* _TASK PROMPT_: Skip every image and restate the data word for word.

* _DATA BLOCK_:
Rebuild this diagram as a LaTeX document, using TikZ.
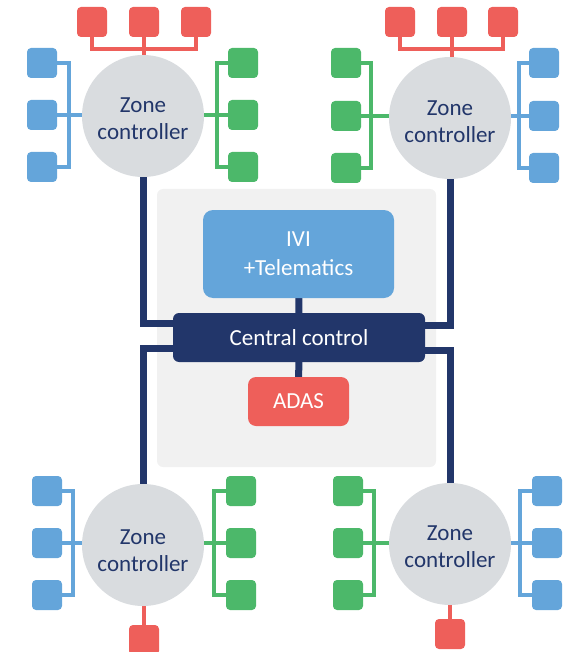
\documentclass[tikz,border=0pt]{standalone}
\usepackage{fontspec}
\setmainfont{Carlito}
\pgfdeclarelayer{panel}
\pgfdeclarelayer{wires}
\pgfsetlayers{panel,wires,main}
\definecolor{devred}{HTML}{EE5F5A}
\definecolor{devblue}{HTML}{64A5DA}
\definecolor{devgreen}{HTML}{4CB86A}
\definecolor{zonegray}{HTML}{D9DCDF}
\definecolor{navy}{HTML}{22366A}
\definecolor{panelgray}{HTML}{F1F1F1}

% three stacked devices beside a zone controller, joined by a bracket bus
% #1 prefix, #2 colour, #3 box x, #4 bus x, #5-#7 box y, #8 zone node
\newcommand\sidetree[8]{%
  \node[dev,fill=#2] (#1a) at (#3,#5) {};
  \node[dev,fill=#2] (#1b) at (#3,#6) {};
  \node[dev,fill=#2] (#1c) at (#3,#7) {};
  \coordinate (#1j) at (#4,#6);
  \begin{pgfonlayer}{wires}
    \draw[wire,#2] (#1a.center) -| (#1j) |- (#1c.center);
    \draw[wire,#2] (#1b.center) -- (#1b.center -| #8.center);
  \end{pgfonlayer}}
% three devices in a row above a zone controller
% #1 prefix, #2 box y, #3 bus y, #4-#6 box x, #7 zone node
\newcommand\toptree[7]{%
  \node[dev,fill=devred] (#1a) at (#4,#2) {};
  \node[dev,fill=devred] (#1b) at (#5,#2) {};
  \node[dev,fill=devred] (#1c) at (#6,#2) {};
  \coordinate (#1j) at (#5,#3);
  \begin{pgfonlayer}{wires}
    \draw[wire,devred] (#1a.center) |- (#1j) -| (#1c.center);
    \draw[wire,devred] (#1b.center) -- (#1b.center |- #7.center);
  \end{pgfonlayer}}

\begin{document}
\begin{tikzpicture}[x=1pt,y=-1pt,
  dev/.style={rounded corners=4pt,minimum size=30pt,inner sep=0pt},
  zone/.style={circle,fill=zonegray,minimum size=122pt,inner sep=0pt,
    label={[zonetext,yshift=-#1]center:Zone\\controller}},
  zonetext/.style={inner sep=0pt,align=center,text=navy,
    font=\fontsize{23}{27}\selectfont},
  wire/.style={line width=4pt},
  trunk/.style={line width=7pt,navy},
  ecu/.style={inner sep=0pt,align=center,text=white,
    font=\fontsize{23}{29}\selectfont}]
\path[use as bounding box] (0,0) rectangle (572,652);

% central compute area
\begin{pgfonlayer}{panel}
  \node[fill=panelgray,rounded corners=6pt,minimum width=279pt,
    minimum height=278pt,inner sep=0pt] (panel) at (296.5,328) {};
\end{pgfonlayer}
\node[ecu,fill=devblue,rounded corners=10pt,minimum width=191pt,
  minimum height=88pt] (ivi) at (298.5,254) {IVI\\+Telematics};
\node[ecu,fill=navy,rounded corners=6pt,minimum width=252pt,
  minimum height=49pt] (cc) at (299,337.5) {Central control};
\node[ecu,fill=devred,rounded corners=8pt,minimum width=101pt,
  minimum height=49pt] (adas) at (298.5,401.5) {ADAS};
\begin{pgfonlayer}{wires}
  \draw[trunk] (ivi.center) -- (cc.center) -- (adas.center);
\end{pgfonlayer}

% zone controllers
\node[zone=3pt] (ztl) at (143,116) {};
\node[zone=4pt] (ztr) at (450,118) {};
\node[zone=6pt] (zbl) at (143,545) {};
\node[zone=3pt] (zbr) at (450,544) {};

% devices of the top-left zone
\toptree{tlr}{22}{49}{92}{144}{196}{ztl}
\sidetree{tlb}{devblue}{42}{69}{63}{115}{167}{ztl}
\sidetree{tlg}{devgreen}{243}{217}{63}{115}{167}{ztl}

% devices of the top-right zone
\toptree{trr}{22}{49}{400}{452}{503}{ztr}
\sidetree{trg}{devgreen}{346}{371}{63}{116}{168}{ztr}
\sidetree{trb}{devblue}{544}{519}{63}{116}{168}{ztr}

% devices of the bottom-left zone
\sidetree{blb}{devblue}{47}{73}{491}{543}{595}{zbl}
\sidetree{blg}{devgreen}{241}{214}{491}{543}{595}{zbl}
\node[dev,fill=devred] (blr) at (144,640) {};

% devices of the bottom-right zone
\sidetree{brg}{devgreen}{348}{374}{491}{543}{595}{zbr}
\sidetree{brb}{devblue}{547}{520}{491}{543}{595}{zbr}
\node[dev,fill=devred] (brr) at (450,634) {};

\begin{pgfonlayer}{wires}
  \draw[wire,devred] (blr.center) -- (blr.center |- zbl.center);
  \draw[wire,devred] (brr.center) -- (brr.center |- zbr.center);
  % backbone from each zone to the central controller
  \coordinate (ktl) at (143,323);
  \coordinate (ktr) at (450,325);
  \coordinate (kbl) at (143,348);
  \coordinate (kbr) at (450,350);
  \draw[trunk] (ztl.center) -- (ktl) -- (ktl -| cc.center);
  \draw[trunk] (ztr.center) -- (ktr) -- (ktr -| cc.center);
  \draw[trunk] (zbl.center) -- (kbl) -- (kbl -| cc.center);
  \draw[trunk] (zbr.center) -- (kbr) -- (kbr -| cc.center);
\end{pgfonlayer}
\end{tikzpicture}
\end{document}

* _SOLUTION_:
Rebuild this diagram as a LaTeX document, using TikZ.
\documentclass[tikz,border=0pt]{standalone}
\usepackage{fontspec}
\setmainfont{Carlito}
\pgfdeclarelayer{panel}
\pgfdeclarelayer{wires}
\pgfsetlayers{panel,wires,main}
\definecolor{devred}{HTML}{EE5F5A}
\definecolor{devblue}{HTML}{64A5DA}
\definecolor{devgreen}{HTML}{4CB86A}
\definecolor{zonegray}{HTML}{D9DCDF}
\definecolor{navy}{HTML}{22366A}
\definecolor{panelgray}{HTML}{F1F1F1}

% three stacked devices beside a zone controller, joined by a bracket bus
% #1 prefix, #2 colour, #3 box x, #4 bus x, #5-#7 box y, #8 zone node
\newcommand\sidetree[8]{%
  \node[dev,fill=#2] (#1a) at (#3,#5) {};
  \node[dev,fill=#2] (#1b) at (#3,#6) {};
  \node[dev,fill=#2] (#1c) at (#3,#7) {};
  \coordinate (#1j) at (#4,#6);
  \begin{pgfonlayer}{wires}
    \draw[wire,#2] (#1a.center) -| (#1j) |- (#1c.center);
    \draw[wire,#2] (#1b.center) -- (#1b.center -| #8.center);
  \end{pgfonlayer}}
% three devices in a row above a zone controller
% #1 prefix, #2 box y, #3 bus y, #4-#6 box x, #7 zone node
\newcommand\toptree[7]{%
  \node[dev,fill=devred] (#1a) at (#4,#2) {};
  \node[dev,fill=devred] (#1b) at (#5,#2) {};
  \node[dev,fill=devred] (#1c) at (#6,#2) {};
  \coordinate (#1j) at (#5,#3);
  \begin{pgfonlayer}{wires}
    \draw[wire,devred] (#1a.center) |- (#1j) -| (#1c.center);
    \draw[wire,devred] (#1b.center) -- (#1b.center |- #7.center);
  \end{pgfonlayer}}

\begin{document}
\begin{tikzpicture}[x=1pt,y=-1pt,
  dev/.style={rounded corners=4pt,minimum size=30pt,inner sep=0pt},
  zone/.style={circle,fill=zonegray,minimum size=122pt,inner sep=0pt,
    label={[zonetext,yshift=-#1]center:Zone\\controller}},
  zonetext/.style={inner sep=0pt,align=center,text=navy,
    font=\fontsize{23}{27}\selectfont},
  wire/.style={line width=4pt},
  trunk/.style={line width=7pt,navy},
  ecu/.style={inner sep=0pt,align=center,text=white,
    font=\fontsize{23}{29}\selectfont}]
\path[use as bounding box] (0,0) rectangle (572,652);

% central compute area
\begin{pgfonlayer}{panel}
  \node[fill=panelgray,rounded corners=6pt,minimum width=279pt,
    minimum height=278pt,inner sep=0pt] (panel) at (296.5,328) {};
\end{pgfonlayer}
\node[ecu,fill=devblue,rounded corners=10pt,minimum width=191pt,
  minimum height=88pt] (ivi) at (298.5,254) {IVI\\+Telematics};
\node[ecu,fill=navy,rounded corners=6pt,minimum width=252pt,
  minimum height=49pt] (cc) at (299,337.5) {Central control};
\node[ecu,fill=devred,rounded corners=8pt,minimum width=101pt,
  minimum height=49pt] (adas) at (298.5,401.5) {ADAS};
\begin{pgfonlayer}{wires}
  \draw[trunk] (ivi.center) -- (cc.center) -- (adas.center);
\end{pgfonlayer}

% zone controllers
\node[zone=3pt] (ztl) at (143,116) {};
\node[zone=4pt] (ztr) at (450,118) {};
\node[zone=6pt] (zbl) at (143,545) {};
\node[zone=3pt] (zbr) at (450,544) {};

% devices of the top-left zone
\toptree{tlr}{22}{49}{92}{144}{196}{ztl}
\sidetree{tlb}{devblue}{42}{69}{63}{115}{167}{ztl}
\sidetree{tlg}{devgreen}{243}{217}{63}{115}{167}{ztl}

% devices of the top-right zone
\toptree{trr}{22}{49}{400}{452}{503}{ztr}
\sidetree{trg}{devgreen}{346}{371}{63}{116}{168}{ztr}
\sidetree{trb}{devblue}{544}{519}{63}{116}{168}{ztr}

% devices of the bottom-left zone
\sidetree{blb}{devblue}{47}{73}{491}{543}{595}{zbl}
\sidetree{blg}{devgreen}{241}{214}{491}{543}{595}{zbl}
\node[dev,fill=devred] (blr) at (144,640) {};

% devices of the bottom-right zone
\sidetree{brg}{devgreen}{348}{374}{491}{543}{595}{zbr}
\sidetree{brb}{devblue}{547}{520}{491}{543}{595}{zbr}
\node[dev,fill=devred] (brr) at (450,634) {};

\begin{pgfonlayer}{wires}
  \draw[wire,devred] (blr.center) -- (blr.center |- zbl.center);
  \draw[wire,devred] (brr.center) -- (brr.center |- zbr.center);
  % backbone from each zone to the central controller
  \coordinate (ktl) at (143,323);
  \coordinate (ktr) at (450,325);
  \coordinate (kbl) at (143,348);
  \coordinate (kbr) at (450,350);
  \draw[trunk] (ztl.center) -- (ktl) -- (ktl -| cc.center);
  \draw[trunk] (ztr.center) -- (ktr) -- (ktr -| cc.center);
  \draw[trunk] (zbl.center) -- (kbl) -- (kbl -| cc.center);
  \draw[trunk] (zbr.center) -- (kbr) -- (kbr -| cc.center);
\end{pgfonlayer}
\end{tikzpicture}
\end{document}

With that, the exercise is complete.